Он ползком проскользнул в палатку. Прошло некоторое время, пока глаза его привыкли к свету "Петромакса". Пылала теплом печка, в воздухе стоял сильный запах дезинфекции. Возле печки сидел нахохлившись полусонный санитар. Вдоль стен палатки лежали завернутые в одеяла раненые. Кто-то тихо стонал.
Пастор ползком добрался до Ээролы. Тот глянул на него беспокойными глазами, в которых мешались лихорадка и близкая смерть. Пастор увидел на лице Ээролы крупные капли пота – верный признак в подобных случаях.
– Брат, тебе трудно?
Раненый хотел что-то сказать, но слова застревали у него в горле.
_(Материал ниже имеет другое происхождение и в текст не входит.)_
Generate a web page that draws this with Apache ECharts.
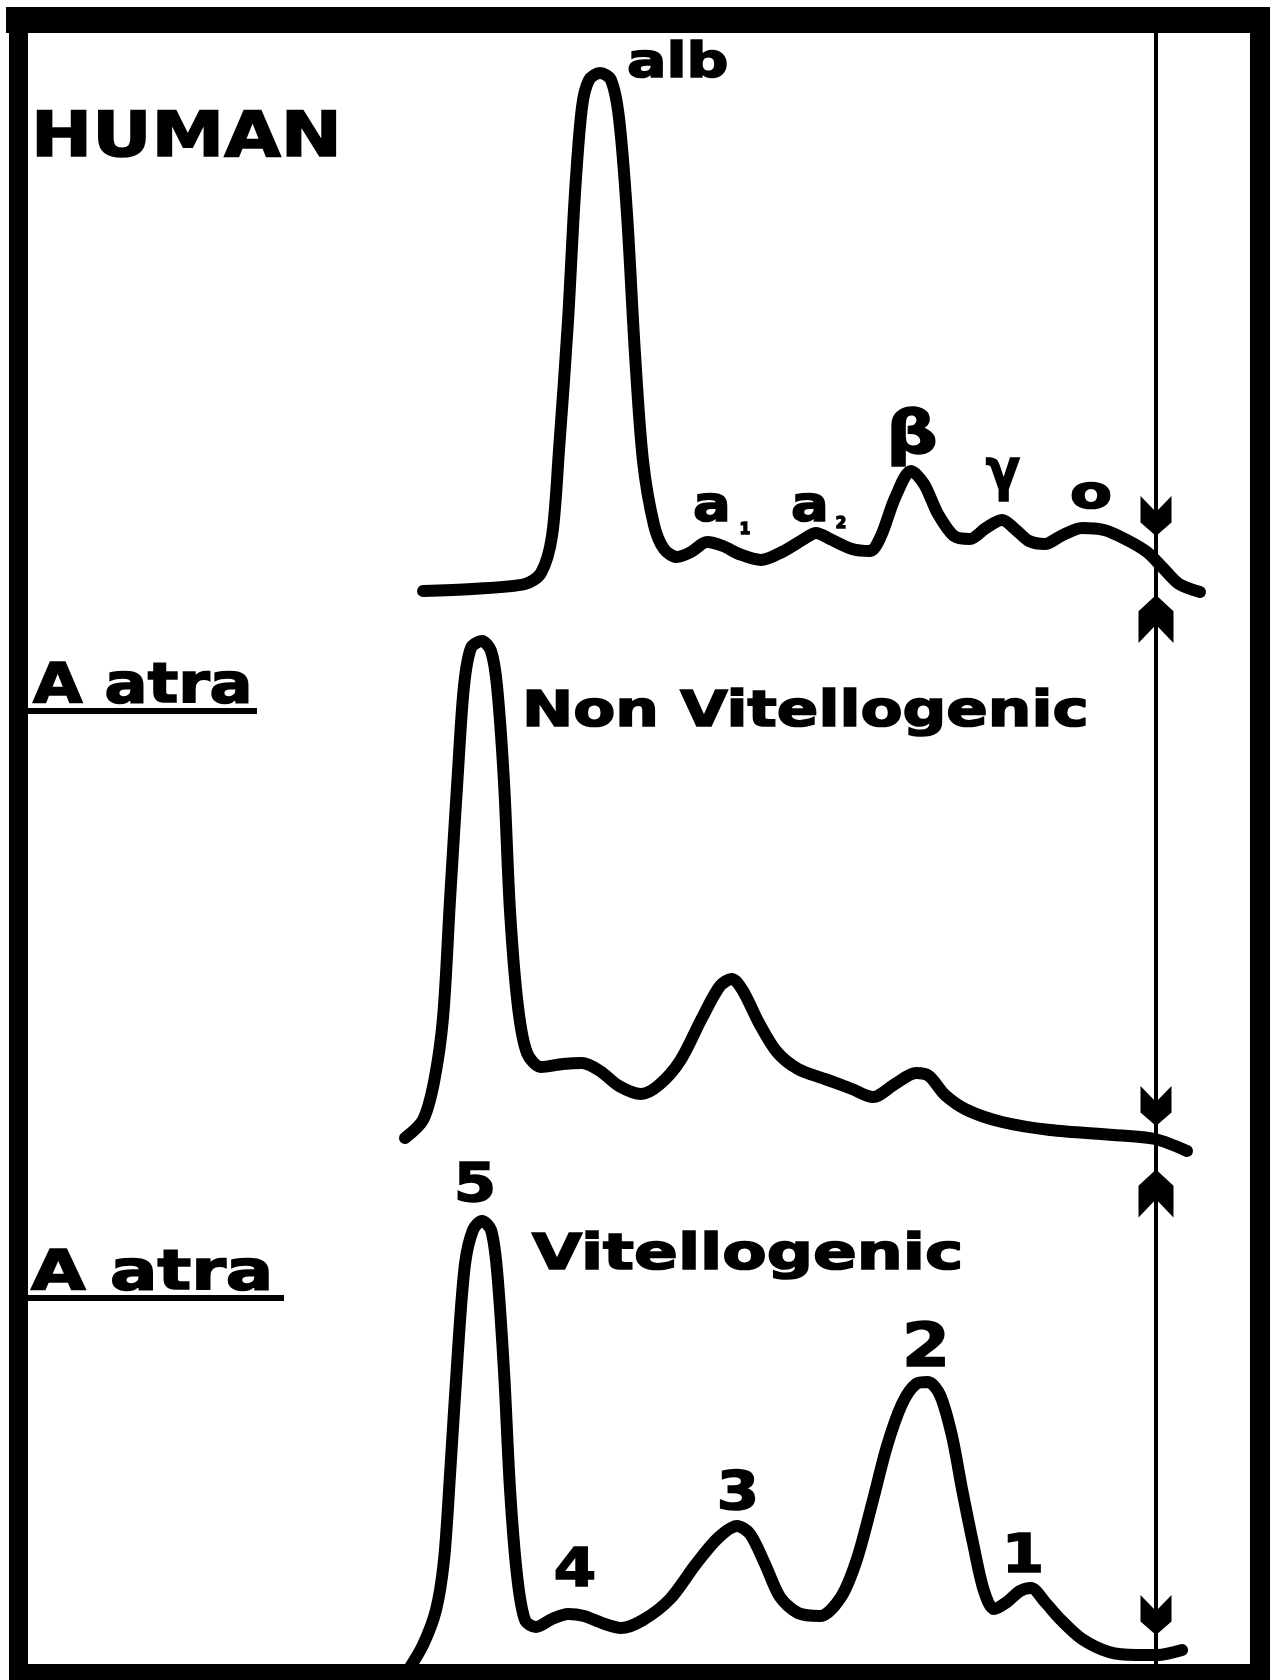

Пастор видел перед собой грязное, изможденное лицо, уже как бы отсвечивавшее желтизной. Под глазами залегли темные тени, в них как будто притаилось страдание. Шея была загорелая и грязная, из-под мундира виднелся засаленный ворот фланелевой рубахи. Ээроле было двадцать лет. Тело у него было слабое и худое: он всю жизнь недоедал. Поденщик в крупном поместье, сын батрака-издольщика, он принадлежал к той общественной группе, ниже которой стоят только обитатели богаделен и бродяги. Тяжелая работа и скудное питание наложили отчетливую печать на его развитие, и все-таки он с цепкостью рано повзрослевшего подростка упорно боролся со смертью. У этого юноши была некая цель, к которой он стремился, но которой едва ли теперь уже достигнет. Он мечтал обзавестись новым, сшитым по мерке костюмом и велосипедом. Однако весь свой скудный заработок ему приходилось отдавать в семью, и его мечта никак не сбывалась. Это было очень обидно, поскольку обе эти вещи считались у него в деревне атрибутами взрослого мужчины. В вельветовой куртке и брюках, заправленных в сапоги, он и пришел в армию.